I cannot accept your canon that we are to judge Pope and King unlike other men with a favourable presumption that they did no wrong. If there is any presumption, it is the other way, against the holders of power, increasing as the power increases. Historic responsibility has to make up for the want of legal responsibility. Power tends to corrupt, and absolute power corrupts absolutely. Great men are almost always bad men, even when they exercise influence and not authority: still more when you superadd the tendency or certainty of corruption by authority. There is no worse heresy than that the office sanctifies the holder of it.Members of the U.S. Congress should be forced to pay attention to that quotation--the whole paragraph, not just the famous sentence--several times an hour as they decide what to do about the current financial crisis. If there is a Congressional sound system, perhaps Lord Acton's words could regularly interrupt the soft music. Because no matter how dangerous the current financial situation, we may be facing even more dangerous abuses of power if Congress votes to give the treasury secretary everything he wants.

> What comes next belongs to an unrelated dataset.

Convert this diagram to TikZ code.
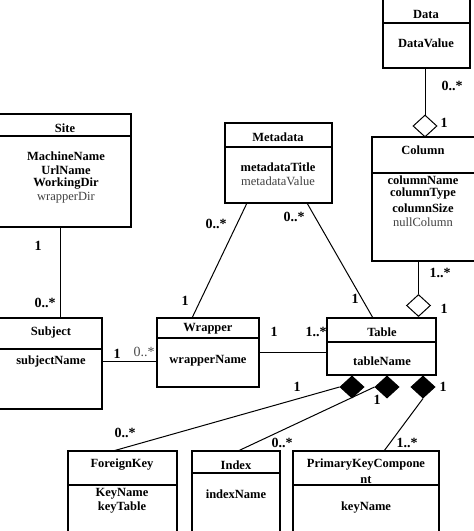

Paul Krugman, in this morning's New York Times op ed piece, "Cash for Trash," noted that some "are calling the proposed legislation the Authorization for Use of Financial Force, after the Authorization for Use of Military Force, the infamous bill that gave the Bush administration the green light to invade Iraq."
Krugman summarizes the administration's proposal thus:
... a taxpayer-financed bailout with no strings attached — no quid pro quo on the part of those being bailed out.... Add to this the fact that Mr. Paulson is also demanding dictatorial authority, plus immunity from review “by any court of law or any administrative agency,” and this adds up to an unacceptable proposal."After having spent a year and a half telling everyone that things were under control," Krugman says, "the Bush administration says that the sky is falling, and that to save the world we have to do exactly what it says now now now."
This sounds uncomfortably like the situation in 2001-2, when the president argued and Congress agreed that Mr. Bush needed to be authorized to do whatever he deemed necessary to fight terrorism. One result of the Authorization for Use of Military Force has been a major increase in executive power, often at the expense of human rights. If Congress decides to give the treasury secretary free rein to do whatever he deems necessary to fight world financial meltdown, executive power will increase still more.
In 1973, during President Nixon's second term, historian Arthur Schlesinger Jr. wrote a book called The Imperial Presidency. In 2004 in his book Takeover: The Return of the Imperial Presidency and the Subversion of American Democracy, journalist Charlie Savage applied Schlesinger's term to the George W. Bush administration. If Congress passes the treasury secretary's proposed legislation, presidential power will have gone way past imperial. What term will historians and journalists coin to describe the result?
John McCain was slow to see the financial juggernaut coming, but his comment this morning was right on:
"Never before in the history of our nation has so much power and money been concentrated in the hands of one person, a person I admire and respect a great deal, Secretary Paulson," McCain said. "This arrangement makes me deeply uncomfortable. And when we're talking about a trillion dollars of taxpayer money, 'trust me' just isn't good enough."